The odyssey of Robert Briscoe – his frustrations and his travails – is a fascinating one. He was at the crossroads of both Irish and Jewish nationalism. Kevin McCarthy has recovered his story for a wider audience and has thereby made an important contribution to Jewish as well as to Irish history.
Padraig Pearse, a leader of the Easter Rising, proclaimed: “In every generation the Irish people have asserted their right to national freedom and sovereignty: six times during the past 300 years they have asserted it in arms in the face of the world. We hereby proclaim the Irish Republic as a sovereign independent state and we pledge our lives and the lives of our comrades-in-arms to the cause of freedom, of its welfare and of its exaltation among the nations.”
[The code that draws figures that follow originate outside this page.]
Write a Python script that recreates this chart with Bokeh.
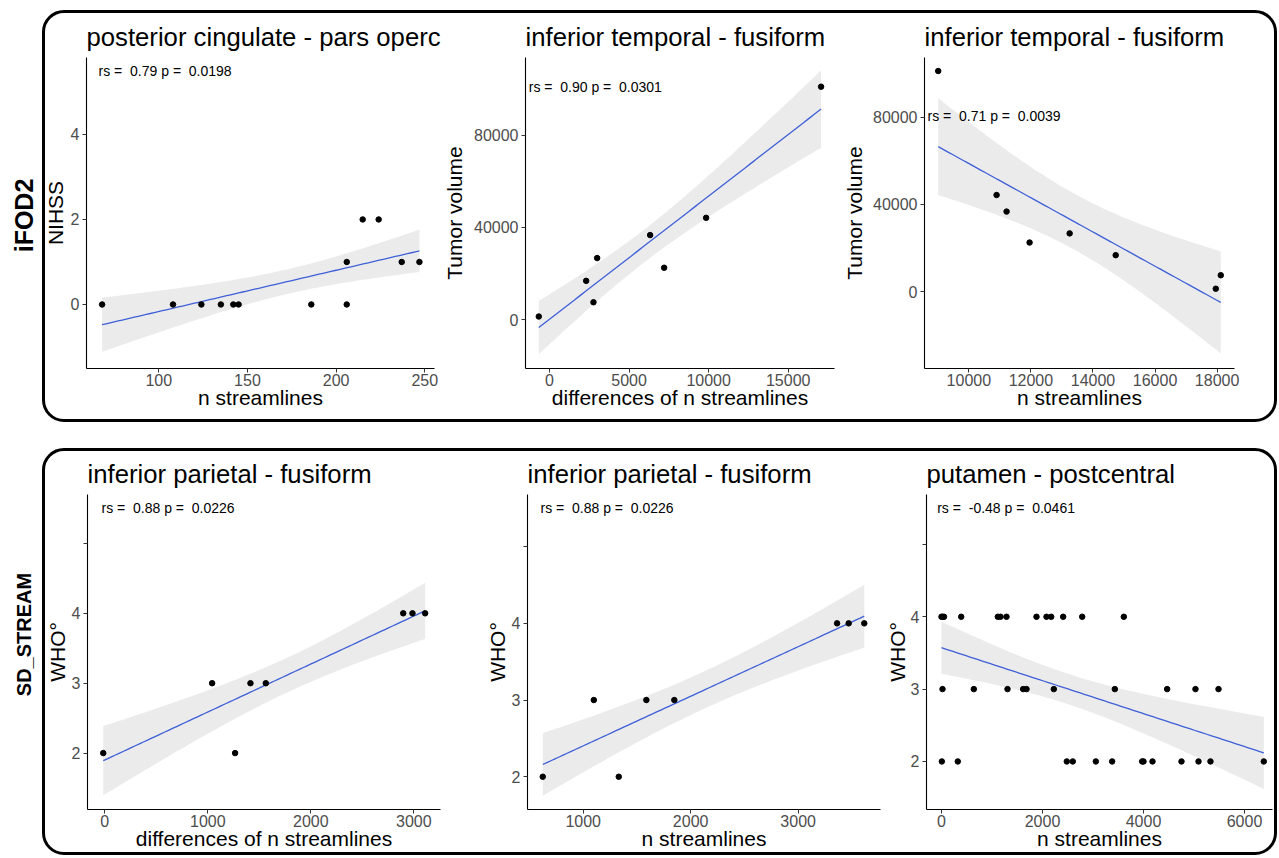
import numpy as np
from bokeh.plotting import figure
from bokeh.layouts import row, column, Spacer
from bokeh.models import Range1d, FixedTicker
from bokeh.core.properties import value
from bokeh.embed import file_html
from bokeh.resources import INLINE

FONT = "Liberation Sans"
NB = "\u00a0"

# ---------------- data ----------------
row_labels = ["iFOD2", "SD_STREAM"]

p1_title = "posterior cingulate - pars operc"
p1_x = [68, 108, 124, 135, 142, 145, 186, 206, 206, 215, 224, 237, 247]
p1_y = [0, 0, 0, 0, 0, 0, 0, 0, 1, 2, 2, 1, 1]
p1_xlabel, p1_ylabel = "n streamlines", "NIHSS"
p1_stat = "rs = " + NB + "0.79 p = " + NB + "0.0198"
p1_xticks, p1_yticks = [100, 150, 200, 250], [0, 2, 4]

p2_title = "inferior temporal - fusiform"
p2_x = [-672, 2305, 2764, 2996, 6325, 7205, 9843, 17067]
p2_y = [1300, 16800, 7500, 26700, 36700, 22500, 44200, 101200]
p2_xlabel, p2_ylabel = "differences of n streamlines", "Tumor volume"
p2_stat = "rs = " + NB + "0.90 p = " + NB + "0.0301"
p2_xticks, p2_yticks = [0, 5000, 10000, 15000], [0, 40000, 80000]

p3_title = "inferior temporal - fusiform"
p3_x = [9013, 10894, 11216, 11957, 13248, 14732, 17957, 18118]
p3_y = [101200, 44300, 36700, 22500, 26700, 16700, 1300, 7500]
p3_xlabel, p3_ylabel = "n streamlines", "Tumor volume"
p3_stat = "rs = " + NB + "0.71 p = " + NB + "0.0039"
p3_xticks, p3_yticks = [10000, 12000, 14000, 16000, 18000], [0, 40000, 80000]

p4_title = "inferior parietal - fusiform"
p4_x = [-15, 1042, 1265, 1414, 1563, 2897, 2987, 3110]
p4_y = [2, 3, 2, 3, 3, 4, 4, 4]
p4_xlabel, p4_ylabel = "differences of n streamlines", "WHO°"
p4_stat = "rs = " + NB + "0.88 p = " + NB + "0.0226"
p4_xticks, p4_yticks = [0, 1000, 2000, 3000], [2, 3, 4, 5]

p5_title = "inferior parietal - fusiform"
p5_x = [624, 1099, 1331, 1588, 1848, 3362, 3470, 3615]
p5_y = [2, 3, 2, 3, 3, 4, 4, 4]
p5_xlabel, p5_ylabel = "n streamlines", "WHO°"
p5_stat = "rs = " + NB + "0.88 p = " + NB + "0.0226"
p5_xticks, p5_yticks = [1000, 2000, 3000], [2, 3, 4, 5]

p6_title = "putamen - postcentral"
p6_x = [0, 25, 50, 390, 1115, 1168, 1287, 1881, 2079, 2172, 2409, 2786, 3610,
        20, 640, 1307, 1617, 1683, 2224, 3432, 4468, 5029, 5485,
        7, 323, 2481, 2600, 3056, 3379, 3973, 4000, 4178, 4752, 5089, 5326, 6382]
p6_y = [4] * 13 + [3] * 10 + [2] * 13
p6_xlabel, p6_ylabel = "n streamlines", "WHO°"
p6_stat = "rs = " + NB + "-0.48 p = " + NB + "0.0461"
p6_xticks, p6_yticks = [0, 2000, 4000, 6000], [2, 3, 4, 5]

# t quantiles (0.95) -> 90 % confidence band around the linear fit
T_Q = {6: 1.943180, 11: 1.795885, 33: 1.692360}


def fit_band(xs, ys, n=80):
    x = np.asarray(xs, float)
    y = np.asarray(ys, float)
    N = len(x)
    xm = x.mean()
    sxx = ((x - xm) ** 2).sum()
    b = ((x - xm) * (y - y.mean())).sum() / sxx
    a = y.mean() - b * xm
    res = y - (a + b * x)
    s = np.sqrt((res ** 2).sum() / (N - 2))
    gx = np.linspace(x.min(), x.max(), n)
    fit = a + b * gx
    se = s * np.sqrt(1.0 / N + (gx - xm) ** 2 / sxx)
    t = T_Q.get(N - 2, 1.645)
    return gx, fit, fit - t * se, fit + t * se


def panel(title, xs, ys, xlabel, ylabel, stat, xticks, yticks,
          xr, yr, stat_xy, w, h, bl, br, bt, bb, blank_top=False,
          ylab_standoff=2, shift=0):
    kw = {}
    if shift:
        kw["styles"] = {"margin-left": "-%dpx" % shift}
    p = figure(width=w, height=h, x_range=Range1d(*xr), y_range=Range1d(*yr),
               output_backend="svg", toolbar_location=None, title=title,
               min_border_left=bl, min_border_right=br,
               min_border_top=bt, min_border_bottom=bb, **kw)
    p.title.text_font = FONT
    p.title.text_font_size = "25.7px"
    p.title.text_font_style = "normal"
    p.title.text_color = "black"
    p.title.align = "left"
    p.title.standoff = 13
    p.grid.visible = False
    p.outline_line_color = None
    p.background_fill_color = "white"
    p.border_fill_color = None

    for ax in (p.xaxis[0], p.yaxis[0]):
        ax.axis_label_text_font = FONT
        ax.axis_label_text_font_size = "21px"
        ax.axis_label_text_font_style = "normal"
        ax.axis_label_text_color = "black"
        ax.major_label_text_font = FONT
        ax.major_label_text_font_size = "16px"
        ax.major_label_text_color = "#4D4D4D"
        ax.minor_tick_line_color = None
        ax.major_tick_out = 4
        ax.major_tick_in = 0
        ax.major_tick_line_color = "#333333"
        ax.axis_line_color = "black"
        ax.axis_line_width = 1.1
        ax.major_label_standoff = 3
    p.xaxis.major_label_standoff = 1
    p.xaxis.axis_label_standoff = -3
    p.yaxis.axis_label_standoff = ylab_standoff
    p.xaxis.axis_label = xlabel
    p.yaxis.axis_label = ylabel
    p.xaxis.ticker = FixedTicker(ticks=xticks)
    p.yaxis.ticker = FixedTicker(ticks=yticks)
    if blank_top:
        p.yaxis.major_label_overrides = {yticks[-1]: ""}

    gx, fit, lo, hi = fit_band(xs, ys)
    p.varea(x=gx, y1=lo, y2=hi, fill_color="#EBEBEB")
    p.line(gx, fit, line_color="#3F60D8", line_width=1.3)
    p.scatter(xs, ys, size=5.5, fill_color="black", line_color="black")
    p.text(x=[stat_xy[0]], y=[stat_xy[1]], text=[stat], text_font=value(FONT),
           text_font_size="14px", text_align="left", text_baseline="middle",
           text_color="black")
    return p


TOP_H, BOT_H = 406, 401

# top row: F1 39..442, F2 439..840, F3 839..1274
f1 = panel(p1_title, p1_x, p1_y, p1_xlabel, p1_ylabel, p1_stat, p1_xticks, p1_yticks,
           (59.2, 255.5), (-1.506, 5.81), (66, 5.49), 403, TOP_H, 47, 8, 44, 51,
           ylab_standoff=1, shift=6)
f2 = panel(p2_title, p2_x, p2_y, p2_xlabel, p2_ylabel, p2_stat, p2_xticks, p2_yticks,
           (-1507, 17910), (-21300, 113900), (-1300, 101000), 401, TOP_H, 86, 6, 44, 51,
           ylab_standoff=5, shift=3)
f3 = panel(p3_title, p3_x, p3_y, p3_xlabel, p3_ylabel, p3_stat, p3_xticks, p3_yticks,
           (8571, 18560), (-35300, 107400), (8668, 80700), 435, TOP_H, 85, 40, 44, 51,
           ylab_standoff=4, shift=1)

# bottom row: F4 42..445, F5 445..884, F6 882..1274
f4 = panel(p4_title, p4_x, p4_y, p4_xlabel, p4_ylabel, p4_stat, p4_xticks, p4_yticks,
           (-168, 3259), (1.193, 5.70), (-32, 5.5), 403, BOT_H, 45, 5, 41, 43, True,
           ylab_standoff=0, shift=3)
f5 = panel(p5_title, p5_x, p5_y, p5_xlabel, p5_ylabel, p5_stat, p5_xticks, p5_yticks,
           (482, 3766), (1.573, 5.68), (603, 5.5), 439, BOT_H, 82, 4, 41, 43, True,
           ylab_standoff=0)
f6 = panel(p6_title, p6_x, p6_y, p6_xlabel, p6_ylabel, p6_stat, p6_xticks, p6_yticks,
           (-297, 6554), (1.336, 5.69), (-85, 5.5), 392, BOT_H, 44, 2, 41, 43, True,
           ylab_standoff=-1, shift=2)


def row_label(text, h, yc, size):
    lab = figure(width=42, height=h, x_range=Range1d(0, 42), y_range=Range1d(0, h),
                 x_axis_type=None, y_axis_type=None, min_border=0,
                 output_backend="svg", toolbar_location=None)
    lab.grid.visible = False
    lab.outline_line_color = None
    lab.text(x=[23], y=[yc], text=[text], angle=np.pi / 2, text_align="center",
             text_baseline="middle", text_font=value(FONT), text_font_style="bold",
             text_font_size=size, text_color="black")
    return lab


lab1 = row_label(row_labels[0], TOP_H + 6, 207, "25px")
lab2 = row_label(row_labels[1], BOT_H + 6, 221, "20px")

box_style = {"border": "3px solid black", "border-radius": "22px", "overflow": "hidden",
             "background-color": "white"}
box1 = row(f1, f2, f3, styles=box_style)
box2 = row(f4, f5, f6, styles=box_style)

layout = column(Spacer(height=10), row(lab1, box1), Spacer(height=26), row(lab2, box2))

open("out.html", "w").write(file_html(layout, INLINE))
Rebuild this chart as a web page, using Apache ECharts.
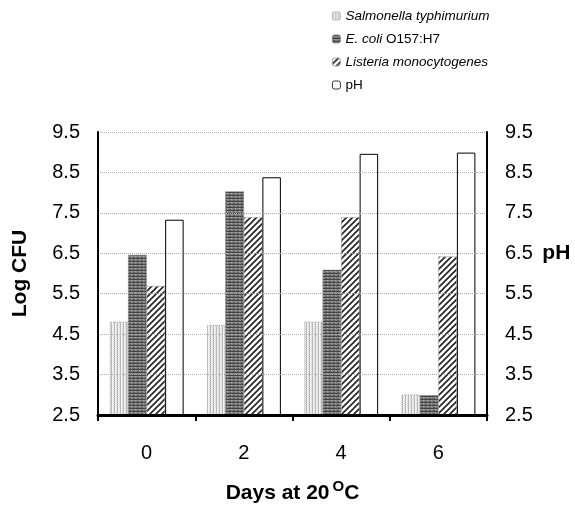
<!DOCTYPE html>
<html><head><meta charset="utf-8">
<script src="https://cdn.jsdelivr.net/npm/echarts@6/dist/echarts.min.js"></script>
<style>html,body{margin:0;padding:0;background:#fff}#c{width:575px;height:505px}</style>
</head><body><div id="c"></div>
<script>
var days = ['0', '2', '4', '6'];
var salmonella = [4.81, 4.73, 4.81, 3.01];
var ecoli = [6.46, 8.03, 6.09, 2.99];
var listeria = [5.69, 7.39, 7.39, 6.42];
var ph = [7.33, 8.38, 8.96, 8.99];
var yTicks = [2.5, 3.5, 4.5, 5.5, 6.5, 7.5, 8.5, 9.5];

function pat(w, h, draw) {
  var c = document.createElement('canvas');
  c.width = w; c.height = h;
  var g = c.getContext('2d');
  draw(g, w, h);
  return { image: c, repeat: 'repeat' };
}
var salPat = pat(3, 2, function (g) {
  g.fillStyle = '#f2f2f2'; g.fillRect(0, 0, 3, 2);
  g.fillStyle = '#a8a8a8'; g.fillRect(0, 0, 1, 1);
  g.fillStyle = '#c8c8c8'; g.fillRect(0, 1, 1, 1);
  g.fillStyle = '#d8d8d8'; g.fillRect(2, 1, 1, 1);
});
var ecoPat = pat(4, 3, function (g) {
  g.fillStyle = '#858585'; g.fillRect(0, 0, 4, 3);
  g.fillStyle = '#444'; g.fillRect(0, 0, 4, 1);
  g.fillStyle = '#606060'; g.fillRect(1, 2, 2, 1);
  g.fillStyle = '#aaa'; g.fillRect(3, 1, 1, 1);
});
var lisPat = pat(6, 6, function (g) {
  g.fillStyle = '#fff'; g.fillRect(0, 0, 6, 6);
  g.strokeStyle = '#222'; g.lineWidth = 1.6;
  g.beginPath();
  g.moveTo(-1, 7); g.lineTo(7, -1);
  g.moveTo(-1, 1); g.lineTo(1, -1);
  g.moveTo(5, 7); g.lineTo(7, 5);
  g.stroke();
});

var chart = echarts.init(document.getElementById('c'), null, { renderer: 'canvas' });
var labelFont = { fontFamily: 'Liberation Sans, Arial, sans-serif', fontSize: 20, color: '#000' };
chart.setOption({
  animation: false,
  textStyle: { fontFamily: 'Liberation Sans, Arial, sans-serif' },
  grid: { left: 98, right: 88, top: 132, bottom: 90, containLabel: false, outerBoundsMode: 'none' },
  legend: {
    orient: 'vertical', left: 327, top: 4,
    itemWidth: 8, itemHeight: 8, itemGap: 9,
    itemStyle: { borderWidth: 0.8 },
    textStyle: { fontSize: 13.5, color: '#000', rich: { i: { fontStyle: 'italic', fontSize: 13.5 } } },
    data: ['Salmonella typhimurium', 'E. coli O157:H7', 'Listeria monocytogenes', 'pH'],
    formatter: function (n) {
      if (n === 'E. coli O157:H7') return '{i|E. coli} O157:H7';
      if (n === 'pH') return 'pH';
      return '{i|' + n + '}';
    }
  },
  xAxis: {
    type: 'category', data: days, z: 10,
    axisLine: { lineStyle: { color: '#000', width: 3 } },
    axisTick: { show: true, length: 6, lineStyle: { color: '#000', width: 2 } },
    axisLabel: Object.assign({ margin: 28 }, labelFont),
    name: 'Days at 20{s|O}C', nameLocation: 'middle', nameGap: 64,
    nameTextStyle: { fontSize: 21, fontWeight: 'bold', color: '#000',
      rich: { s: { fontSize: 15, fontWeight: 'bold', verticalAlign: 'top', padding: [0, 0, 13, 3] } } }
  },
  yAxis: [{
    type: 'value', min: 2.5, max: 9.5, interval: 1, z: 10,
    axisLine: { show: true, lineStyle: { color: '#000', width: 2 } },
    axisTick: { show: false },
    axisLabel: Object.assign({ margin: 18 }, labelFont),
    splitLine: { show: true, lineStyle: { color: '#aaa', type: 'dotted', width: 1 } },
    name: 'Log CFU', nameLocation: 'middle', nameGap: 67,
    nameTextStyle: { fontSize: 21, fontWeight: 'bold', color: '#000' }
  }, {
    type: 'value', min: 2.5, max: 9.5, interval: 1, position: 'right', z: 10,
    axisLine: { show: true, lineStyle: { color: '#000', width: 2 } },
    axisTick: { show: false },
    splitLine: { show: false },
    axisLabel: Object.assign({ margin: 18,
      formatter: function (v) { return v === 6.5 ? v.toFixed(1) + ' {b|pH}' : v.toFixed(1); },
      rich: { b: { fontSize: 21, fontWeight: 'bold', color: '#000', padding: [0, 0, 0, 4] } } }, labelFont)
  }],
  series: [
    { name: 'Salmonella typhimurium', type: 'bar', data: salmonella, barWidth: 18.5, barGap: '0%',
      itemStyle: { color: salPat, borderColor: '#aaa', borderWidth: 1, borderType: 'dotted' } },
    { name: 'E. coli O157:H7', type: 'bar', data: ecoli, barWidth: 18.5, barGap: '0%',
      itemStyle: { color: ecoPat, borderColor: '#777', borderWidth: 0.5 } },
    { name: 'Listeria monocytogenes', type: 'bar', data: listeria, barWidth: 18.5, barGap: '0%',
      itemStyle: { color: lisPat, borderColor: '#999', borderWidth: 0.5 } },
    { name: 'pH', type: 'bar', data: ph, yAxisIndex: 1, barWidth: 18.5, barGap: '0%',
      itemStyle: { color: '#fff', borderColor: '#000', borderWidth: 1 } }
  ]
});
</script></body></html>
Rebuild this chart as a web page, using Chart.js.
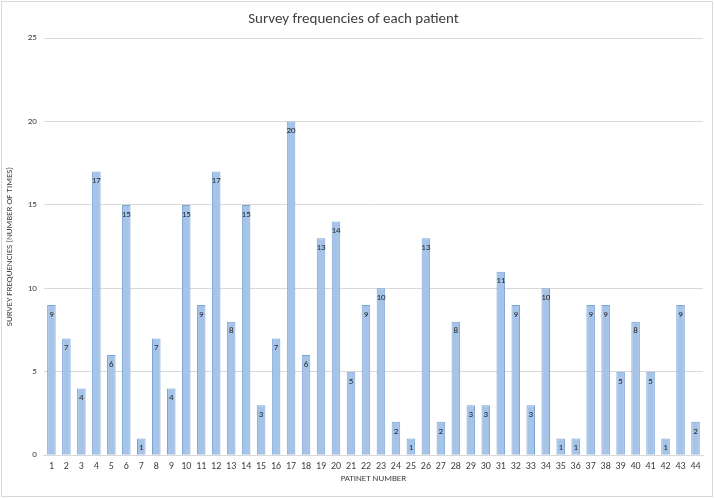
<!DOCTYPE html>
<html>
<head>
<meta charset="utf-8">
<script src="https://cdn.jsdelivr.net/npm/chart.js@4.4.0/dist/chart.umd.min.js"></script>
<style>
  html, body { margin: 0; padding: 0; background: #fff; }
  #wrap { position: absolute; left: 1px; top: 1px; width: 710px; height: 494px; border: 1px solid #d9d9d9; }
</style>
</head>
<body>
<div id="wrap"><canvas id="surveyChart"></canvas></div>
<script>
// patient numbers and survey counts
const patients = [];
for (let i = 1; i <= 44; i++) patients.push(String(i));
const frequencies = [9, 7, 4, 17, 6, 15, 1, 7, 4, 15, 9, 17, 8, 15, 3, 7, 20, 6, 13, 14, 5, 9, 10, 2, 1, 13, 2, 8, 3, 3, 11, 9, 3, 10, 1, 1, 9, 9, 5, 8, 5, 1, 9, 2];
const yTicks = [0, 5, 10, 15, 20, 25];

const fontFam = "Calibri, Carlito, 'Open Sans', sans-serif";

// draw value labels just inside the top of each bar
const barLabels = {
  id: "barLabels",
  afterDatasetsDraw(chart) {
    const ctx = chart.ctx;
    const meta = chart.getDatasetMeta(0);
    ctx.save();
    ctx.font = "9px " + fontFam;
    ctx.fillStyle = "#262626";
    ctx.textAlign = "center";
    ctx.textBaseline = "top";
    meta.data.forEach((bar, i) => {
      ctx.fillText(frequencies[i], bar.x, bar.y + 5);
    });
    ctx.restore();
  }
};

const ctx = document.getElementById("surveyChart").getContext("2d");
new Chart(ctx, {
  type: "bar",
  data: {
    labels: patients,
    datasets: [
      {
        label: "Survey frequencies",
        data: frequencies,
        backgroundColor: "#a6c4e8",
        borderColor: "#7aa3d6",
        borderWidth: 1,
        barPercentage: 0.57,
        categoryPercentage: 1.0
      }
    ]
  },
  options: {
    responsive: true,
    maintainAspectRatio: false,
    animation: false,
    layout: { padding: { left: 2, right: 9, top: 3, bottom: 12 } },
    plugins: {
      legend: { display: false },
      tooltip: { enabled: false },
      title: {
        display: true,
        text: "Survey frequencies of each patient",
        color: "#404040",
        font: { size: 15, family: fontFam, weight: "normal" },
        padding: { top: 5, bottom: 10 }
      }
    },
    scales: {
      x: {
        grid: { display: false, drawTicks: false },
        border: { color: "#d9d9d9" },
        ticks: {
          color: "#404040",
          font: { size: 10, family: fontFam },
          maxRotation: 0,
          autoSkip: false,
          padding: 5
        },
        title: {
          display: true,
          text: "PATINET NUMBER",
          color: "#404040",
          font: { size: 9, family: fontFam },
          padding: { top: -4, bottom: 0 }
        }
      },
      y: {
        min: 0,
        max: 25,
        afterBuildTicks: (axis) => {
          axis.ticks = yTicks.map((v) => ({ value: v }));
        },
        grid: { color: "#d9d9d9", drawTicks: false },
        border: { display: false },
        ticks: {
          color: "#404040",
          font: { size: 9, family: fontFam },
          padding: 7
        },
        title: {
          display: true,
          text: "SURVEY FREQUENCIES (NUMBER OF TIMES)",
          color: "#404040",
          font: { size: 9, family: fontFam },
          padding: { top: 0, bottom: 6 }
        }
      }
    }
  },
  plugins: [barLabels]
});
</script>
</body>
</html>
Such words convey meaning to Jews. Perhaps Irish nationalism and Zionism have more in common than Gerry Adams and the current leaders of Sinn Féin care to admit.
Jewish Chronicle 1 April 2016
Thankyou very much for this. I had not heard Jabotinsky’s name in over 50 years nor any Briscoe. I remembered one of the Briscoes as the Jewish Lord Mayor of Dublin in my youth and so was drawn to the article. I haven’t search for it but, I believe, Christian/Catholic anti-semitism came heavily out of the forced Christianization of the Roman Empire with us Jews being designated fall guys at the Council of Nicaea to release the Romans from that.
Robert Briscoe did a lot for the IRA, they were happy to use him to their
advantage, however bdhind his back those rsts still calledhim a dirty Jew. Southern Ireland never accepted Jewish refugees fleeing Hitler & looking for safety.